An agent is more likely to act in the future to maximize the realization of its present final goals if it still has those goals in the future. This gives the agent a present instrumental reason to prevent alterations of its final goals.

I also agree that even if an AGI’s final goals are fixed, the AGI’s behavior will also depend on its knowledge and resources, and therefore we can’t exactly predict its behavior. But if a system has lots of knowledge and resources, and we know its final goals, then we can predict with some confidence that whatever it does next, it will be something aimed at achieving those final goals. And the more knowledge and resources it has, the more confident we can be that its actions will successfully aim at achieving its final goals. So if a superintelligent machine’s only final goal is to play through Super Mario Bros within 30 minutes, we can be pretty confident it will do so. The problem is that we don’t know how to tell a superintelligent machine to do things we want, so we’re going to get many unintended consequences for humanity (as argued in “The Singularity and Machine Ethics”).

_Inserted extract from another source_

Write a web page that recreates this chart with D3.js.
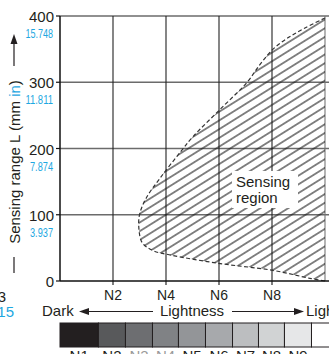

You also said that you can’t see what safety work there is to be done without having intelligent systems (e.g. “baby AGIs”) to work with. I provided a list of open problems in AI safety here, and most of them don’t require that we know how to build an AGI first. For example, one reason we can’t tell an AGI to do what humans want is that we don’t know what humans want, and there is work to be done in philosophy and in preference acquisition in AI in order to get clearer about what humans want.

Pei:

[Apr. 20, 2012]

Luke,

I think we have made our different beliefs clear, so this dialogue has achieved its goal. It won’t be an efficient usage of our time to attempt to convince each other at this moment, and each side can analyze these beliefs in proper forms of publication at a future time.

Now we can let the readers consider these arguments and conclusions.